Publications

Wang, YB; Jiang, N; Wu, YH; Xu, Y; Kaufmann, H; Xu, TH (2024). An Improved Model for the Retrieval of Precipitable Water Vapor in All-Weather Conditions (RCMNT) Based on NIR and TIR Recordings of MODIS. IEEE TRANSACTIONS ON GEOSCIENCE AND REMOTE SENSING, 62, 5513412.

Abstract
This article aims to explore improving the accuracy of water vapor retrieval in all-weather conditions by combining the recordings of the near-infrared (NIR) and thermal infrared (TIR) bands of the Moderate-Resolution Imaging Spectroradiometer (MODIS).
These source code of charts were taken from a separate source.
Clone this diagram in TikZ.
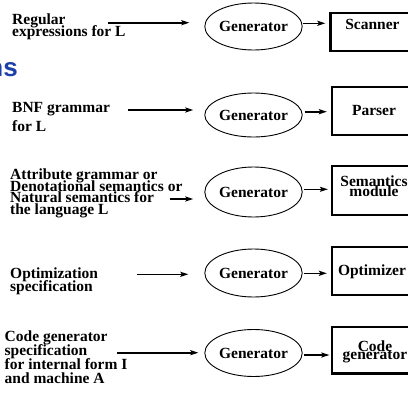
\documentclass[tikz,border=0pt]{standalone}
\usepackage{fontspec}
\usetikzlibrary{arrows.meta,shapes.geometric}
\newfontfamily\serifbold{Liberation Serif}[UprightFont=* Bold]
\newfontfamily\sansbold{Liberation Sans}[UprightFont=* Bold]
\definecolor{headblue}{RGB}{28,63,170}
\tikzset{
  lines/.style={font={\serifbold\fontsize{15.5}{#1}\selectfont\lineskiplimit=-100pt\lineskip=0pt}},
  spec/.style={lines=#1, align=left, inner sep=0pt, anchor=base west},
  gen/.style={ellipse, draw, line width=0.9pt, minimum width=95pt, inner sep=0pt,
              font={\serifbold\fontsize{15.5}{15.5}\selectfont}},
  mod/.style={draw, line width=2.2pt, minimum width=94pt, inner sep=0pt},
  modtext/.style={lines=#1, align=center, inner sep=0pt, anchor=base},
  arr/.style={line width=1.6pt, -{Stealth[length=8pt,width=5pt,inset=1.5pt]}},
  sarr/.style={arr, line width=#1},
}
\begin{document}
\begin{tikzpicture}[x=1pt,y=-1pt]
\useasboundingbox (0,0) rectangle (408,394);

% cut-off heading
\node[anchor=base east, inner sep=0pt, text=headblue,
      font={\sansbold\fontsize{26}{26}\selectfont}] (head) at (18,76.7) {ns};

% specifications on the left (placed by the baseline of their last line)
\node[spec=12.5] (s1) at (12,36.5) {Regular\\expressions for L};
\node[spec=19]   (s2) at (12,131.7) {BNF grammar\\for L};
\node[spec=11.7] (s3) at (10,214.4) {Attribute grammar or\\Denotational semantics or\\Natural semantics for\\the language L};
\node[spec=13.5] (s4) at (10,291.5) {Optimization\\specification};
\node[spec=14]   (s5) at (4.5,383.5) {Code generator\\specification\\for internal form I\\and machine A};

% generators
\node[gen, minimum height=47pt] (g1) at (253.5,26.5) {Generator};
\node[gen, minimum height=44pt] (g2) at (253.5,115) {Generator};
\node[gen, minimum height=50pt] (g3) at (253.5,192) {Generator};
\node[gen, minimum height=48pt] (g4) at (253.5,273) {Generator};
\node[gen, minimum height=47pt] (g5) at (253.5,353) {Generator};

% generated modules (their right sides run past the edge)
\node[mod, minimum height=38pt] (b1) at (377.5,31.7) {};
\node[mod, minimum height=48pt] (b2) at (379,111) {};
\node[mod, minimum height=49pt] (b3) at (379,190.5) {};
\node[mod, minimum height=48.3pt] (b4) at (379,270.85) {};
\node[mod, minimum height=46.8pt] (b5) at (379,350.1) {};

\node[modtext=15.5] (t1) at (372.5,29) {Scanner};
\node[modtext=15.5] (t2) at (374,115) {Parser};
\node[modtext=10]   (t3) at (374,196) {Semantics\\module};
\node[modtext=15.5] (t4) at (372,275) {Optimizer};
\node[modtext=8.5]  (t5) at (375,359.5) {Code\\generator};

% arrow start points on the left
\coordinate (a1) at (108,22.7);
\coordinate (a2) at (128,110);
\coordinate (a3) at (170,199);
\coordinate (a4) at (137,274.3);
\coordinate (a5) at (117,352.7);

\draw[arr] (a1) -- (g1.west |- a1) [shorten >=15pt];
\draw[arr] (a2) -- (g2.west |- a2) [shorten >=11pt];
\draw[arr, line width=2pt] (a3) -- (g3.west |- a3) [shorten >=11pt];
\draw[arr] (a4) -- (g4.west |- a4) [shorten >=16pt];
\draw[arr] (a5) -- (g5.west |- a5) [shorten >=6pt];

% levels of the generator-to-module arrows
\coordinate (r1) at (0,23.3);
\coordinate (r2) at (0,111.7);
\coordinate (r3) at (0,189.3);
\coordinate (r4) at (0,273.3);
\coordinate (r5) at (0,355);

\draw[sarr=1.6pt, shorten >=4pt] (g1.east |- r1) -- (b1.west |- r1);
\draw[sarr=1.6pt, shorten >=4pt, shorten <=2pt] (g2.east |- r2) -- (b2.west |- r2);
\draw[sarr=1pt,   shorten >=3pt, shorten <=1pt] (g3.east |- r3) -- (b3.west |- r3);
\draw[sarr=1.6pt, shorten >=4pt, shorten <=1pt] (g4.east |- r4) -- (b4.west |- r4);
\draw[sarr=1.6pt, shorten >=1.5pt, shorten <=1pt] (g5.east |- r5) -- (b5.west |- r5);
\end{tikzpicture}
\end{document}
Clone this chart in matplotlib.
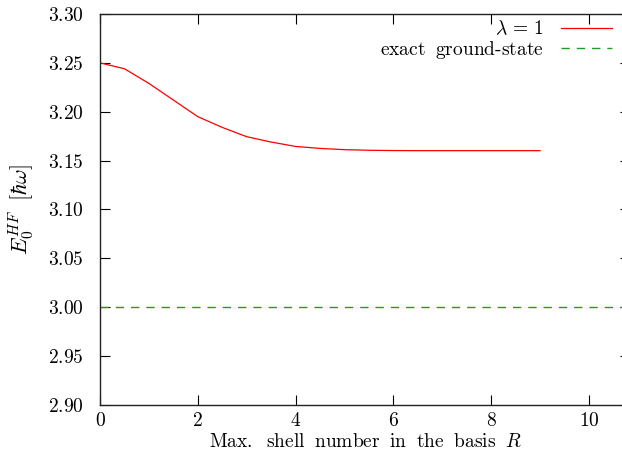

When analyzing different input parameters, we found that the NIR methods are more strongly influenced by a high cloud density than the IR methods. This motivated us to develop an improved model, named resilient combination model of NIR and TIR bands (RCMNT), which is based on machine learning algorithms and optimizes the accuracy of water vapor retrieval depending on varying cloud cover densities. The RCMNT uses high-precision precipitable water vapor (PWV) retrieved by the Global Navigation Satellite System (GNSS) as a reference for model training. Compared with GNSS PWV, the results show that the RCMNT is superior to the MOD05 in terms of spatiotemporal forecast accuracy. The RCMNT reveals a significant improvement in accuracy of 69.06% and a reduction in the root-mean-square error (RMSE) by 6.9335 mm under all-weather conditions compared to MOD05. The RCMNT also shows a substantial enhancement under cloudy conditions, with an increase in temporal prediction accuracy of 69.47% and an improvement in spatial prediction accuracy of 69.84%. The RMSE of the RCMNT decreased by 7.0251 mm, resulting in a 69.50% improvement in accuracy compared to MOD05 under cloudy conditions. Overall, the RCMNT shows its potential through a combined analysis of NIR and TIR data, achieving more accurate results for PWV retrieval across various spatiotemporal scales and weather conditions.

DOI:
10.1109/TGRS.2024.3381750

ISSN:
1558-0644